३ दीवारें
Dir. Naganesh Kukunoor
Maybe it's just the character that Naseeruddin Shah plays – the charming criminal with a penchant for poetry and philosophical ponderings – that gives 3 Deewarein the feel of Ishqiya if Isqhiya were not a comedy. It starts off as a sensitive story about the soft, chewy center of hardened criminals. Then, it takes a rather masala turn and becomes an entertaining sort of thriller.
3 Deewarein is composed of disparate elements that hang together as the movie takes you down the garden path. It focuses on three men, all convicted of murder, from different strata of life. The three men are interviewed by Chandrika (Juhi Chawla), a reporter making a documentary film about the experience of facing execution. Chandrika seems to approach these men with naïve sensitivity and a great deal of affection.

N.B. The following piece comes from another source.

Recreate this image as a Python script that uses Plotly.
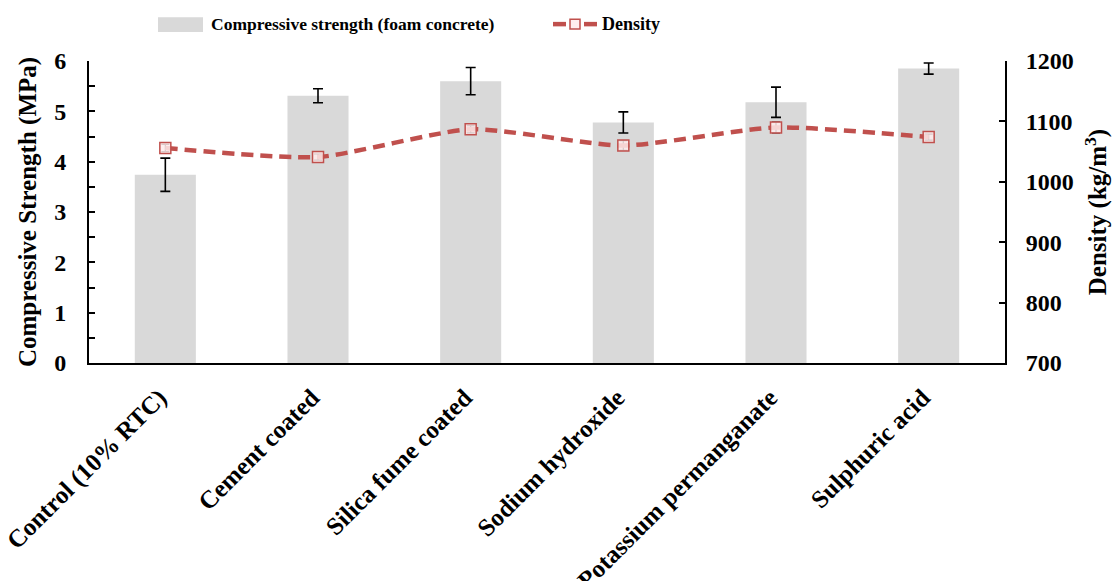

Jaggu (Jackie Shroff) is wealthy, cosmopolitan, suave and poetic, but resigned to his capital sentence, and remorseful. He is accused of stabbing his knife upon suspicion she was having an affair. Nagya (Nagesh Kukunoor), a middle-class man, is presumed to have pushed his nagging wife off a curb and into oncoming traffic. Nagya is slight and sullen, vehement in professing both his own innocence and his belief in the system; he is sure that when his case goes to trial, justice will out.
The third man, Ishaan (Naseeruddin Shah), is the most breezy and fatalistic of the three. Ishaan shot and killed a bank clerk during a robbery gone wrong. He doesn't acknowledge any remorse, perhaps doesn't even acknowledge any responsibility for the killing. He is, while affable, thoroughly detached. This utter absence of connection doesn't stop Chandrika from apparently falling for him, and she helps him plan and pull off an escape from the prison on the eve of his execution.
I say “apparently” because Chandrika is not what she seems; 3 Deewarein's most interesting aspect is the shifting layers of deception between Chandrika and the rest of the world, as she perpetrates the falsehood of the documentary project and tries to convince her friends - perhaps even herself, for a while - that her marriage is happy. The movie's change of tone comes with the revelation of her true motivations, with respect to both the documentary and the marriage. Even in the shift from arty psychological study to gritty thriller, though, 3 Deewarein retains a focus on performance. There is a limit to how consistent the characters can remain through such a transition. Chandrika's reaction to her husband's emotional abuse – a long-delayed reaction, a pressure-cooker release after what seems to be years of submissive toleration – is the first sign of what lies beneath the surface of this mild, seemingly unsophisticated woman. It is also a disproportionate reaction, hinting that Chandrika is not merely savvier than she seems, but possibly also unhinged.
That is a lot of range to demand out of an actor, and Juhi Chawla is up to the task, adding a touch of masala in the film's final third that contributes to the tonal transition. Though she comes right up to the ledge, Chawla never completely goes over the top, and this touch of restraint even when the script, and her character, come unglued is what makes the film hers; the mild, deferential version of Chandrika risks getting lost in the drama of the murderers' stories. The other actors are mostly understated and less rangy; Nagesh Kukunoor focuses his own character in the space of sullen defiance, and Jackie Shroff carries his remorse very effectively in his heavy body, in drooped shoulders and a faraway gaze. Only Naseeruddin Shah seems to have phoned it in, rendering the same charming rogue he has offered so frequently of late, in the Ishqiya films and Nagesh Kukunoor's Iqbal and even in 7 Khoon Maaf. That it isn't Shah's rangiest or most challenging performance, however, doesn't make it less entertaining to watch; the charm of that character works just as well on the audience as it does on those around him. And the film's climax shows that while that kind of charisma can help a man like Ishaan talk himself out of scrapes, it doesn't provide more than a superficial shield from the terrible consequences of his bad actions.